Written instruction. Pictures aside, write out every record exactly as it appears.

#####

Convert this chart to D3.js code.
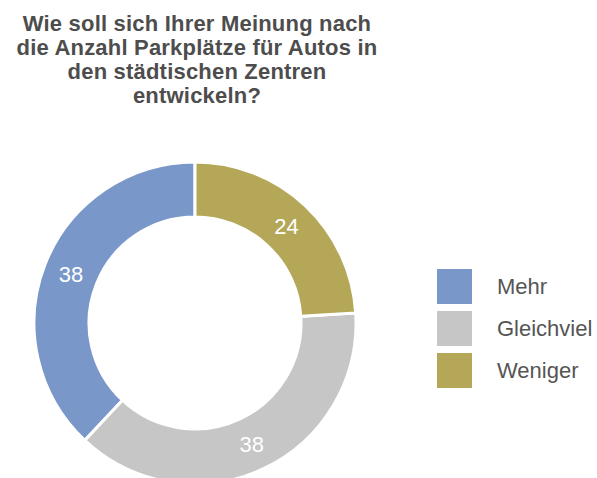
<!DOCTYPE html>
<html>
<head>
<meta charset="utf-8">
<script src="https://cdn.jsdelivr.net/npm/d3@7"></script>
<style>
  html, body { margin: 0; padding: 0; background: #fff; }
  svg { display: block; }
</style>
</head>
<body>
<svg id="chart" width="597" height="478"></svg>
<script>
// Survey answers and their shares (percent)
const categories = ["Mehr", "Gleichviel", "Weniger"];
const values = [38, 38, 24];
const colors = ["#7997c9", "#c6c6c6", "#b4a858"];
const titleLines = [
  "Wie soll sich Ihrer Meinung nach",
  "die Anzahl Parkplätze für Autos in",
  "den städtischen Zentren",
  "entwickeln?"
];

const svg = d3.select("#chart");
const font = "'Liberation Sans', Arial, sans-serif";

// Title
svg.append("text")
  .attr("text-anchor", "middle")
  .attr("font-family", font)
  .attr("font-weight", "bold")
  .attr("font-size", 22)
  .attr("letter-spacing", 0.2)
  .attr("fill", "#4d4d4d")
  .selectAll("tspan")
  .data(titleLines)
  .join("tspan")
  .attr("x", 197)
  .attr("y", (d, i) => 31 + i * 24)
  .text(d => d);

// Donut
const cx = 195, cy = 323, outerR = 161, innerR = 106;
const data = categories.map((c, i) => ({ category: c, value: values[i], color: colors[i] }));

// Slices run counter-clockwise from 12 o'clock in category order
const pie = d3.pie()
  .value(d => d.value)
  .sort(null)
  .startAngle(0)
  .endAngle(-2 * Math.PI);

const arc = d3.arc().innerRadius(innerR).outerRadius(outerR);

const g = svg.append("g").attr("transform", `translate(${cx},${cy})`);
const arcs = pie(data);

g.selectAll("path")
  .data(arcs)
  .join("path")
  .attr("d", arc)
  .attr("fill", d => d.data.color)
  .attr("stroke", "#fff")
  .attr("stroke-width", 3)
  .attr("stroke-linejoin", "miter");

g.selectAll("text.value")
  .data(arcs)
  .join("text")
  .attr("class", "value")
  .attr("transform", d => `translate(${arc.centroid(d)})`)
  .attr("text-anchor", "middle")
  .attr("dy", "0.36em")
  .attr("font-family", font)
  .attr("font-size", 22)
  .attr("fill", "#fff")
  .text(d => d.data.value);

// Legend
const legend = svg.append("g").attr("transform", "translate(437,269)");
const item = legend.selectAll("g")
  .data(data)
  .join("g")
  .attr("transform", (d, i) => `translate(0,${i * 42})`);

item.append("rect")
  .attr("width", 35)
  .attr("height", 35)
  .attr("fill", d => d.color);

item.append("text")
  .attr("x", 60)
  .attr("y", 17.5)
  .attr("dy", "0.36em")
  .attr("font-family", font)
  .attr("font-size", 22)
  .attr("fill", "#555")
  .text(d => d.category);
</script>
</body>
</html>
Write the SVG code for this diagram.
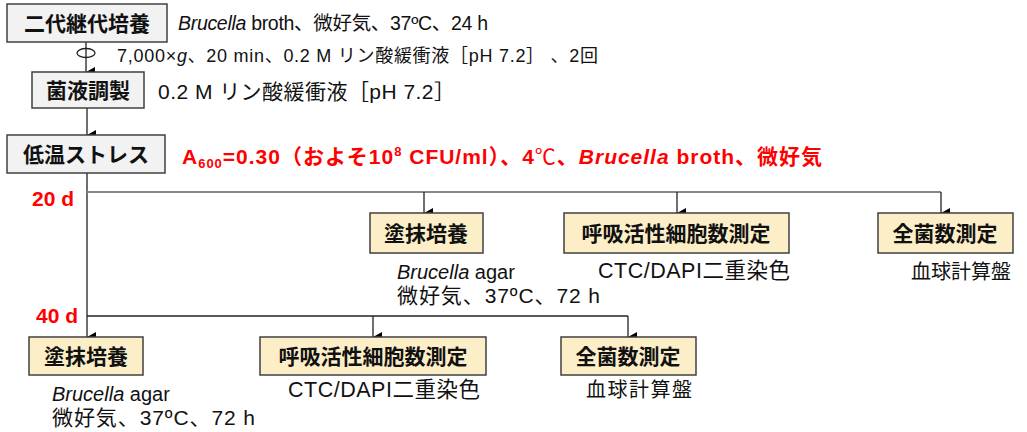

#####

The response.
Convert this chart to D3.js code.
<!DOCTYPE html>
<html>
<head>
<meta charset="utf-8">
<script src="https://cdn.jsdelivr.net/npm/d3@7"></script>
<style>
  html, body { margin: 0; padding: 0; background: #fff; }
  svg { display: block; }
</style>
</head>
<body>
<svg id="chart" width="597" height="478"></svg>
<script>
// Survey answers and their shares (percent)
const categories = ["Mehr", "Gleichviel", "Weniger"];
const values = [38, 38, 24];
const colors = ["#7997c9", "#c6c6c6", "#b4a858"];
const titleLines = [
  "Wie soll sich Ihrer Meinung nach",
  "die Anzahl Parkplätze für Autos in",
  "den städtischen Zentren",
  "entwickeln?"
];

const svg = d3.select("#chart");
const font = "'Liberation Sans', Arial, sans-serif";

// Title
svg.append("text")
  .attr("text-anchor", "middle")
  .attr("font-family", font)
  .attr("font-weight", "bold")
  .attr("font-size", 22)
  .attr("letter-spacing", 0.2)
  .attr("fill", "#4d4d4d")
  .selectAll("tspan")
  .data(titleLines)
  .join("tspan")
  .attr("x", 197)
  .attr("y", (d, i) => 31 + i * 24)
  .text(d => d);

// Donut
const cx = 195, cy = 323, outerR = 161, innerR = 106;
const data = categories.map((c, i) => ({ category: c, value: values[i], color: colors[i] }));

// Slices run counter-clockwise from 12 o'clock in category order
const pie = d3.pie()
  .value(d => d.value)
  .sort(null)
  .startAngle(0)
  .endAngle(-2 * Math.PI);

const arc = d3.arc().innerRadius(innerR).outerRadius(outerR);

const g = svg.append("g").attr("transform", `translate(${cx},${cy})`);
const arcs = pie(data);

g.selectAll("path")
  .data(arcs)
  .join("path")
  .attr("d", arc)
  .attr("fill", d => d.data.color)
  .attr("stroke", "#fff")
  .attr("stroke-width", 3)
  .attr("stroke-linejoin", "miter");

g.selectAll("text.value")
  .data(arcs)
  .join("text")
  .attr("class", "value")
  .attr("transform", d => `translate(${arc.centroid(d)})`)
  .attr("text-anchor", "middle")
  .attr("dy", "0.36em")
  .attr("font-family", font)
  .attr("font-size", 22)
  .attr("fill", "#fff")
  .text(d => d.data.value);

// Legend
const legend = svg.append("g").attr("transform", "translate(437,269)");
const item = legend.selectAll("g")
  .data(data)
  .join("g")
  .attr("transform", (d, i) => `translate(0,${i * 42})`);

item.append("rect")
  .attr("width", 35)
  .attr("height", 35)
  .attr("fill", d => d.color);

item.append("text")
  .attr("x", 60)
  .attr("y", 17.5)
  .attr("dy", "0.36em")
  .attr("font-family", font)
  .attr("font-size", 22)
  .attr("fill", "#555")
  .text(d => d.category);
</script>
</body>
</html>
Write the SVG code for this diagram.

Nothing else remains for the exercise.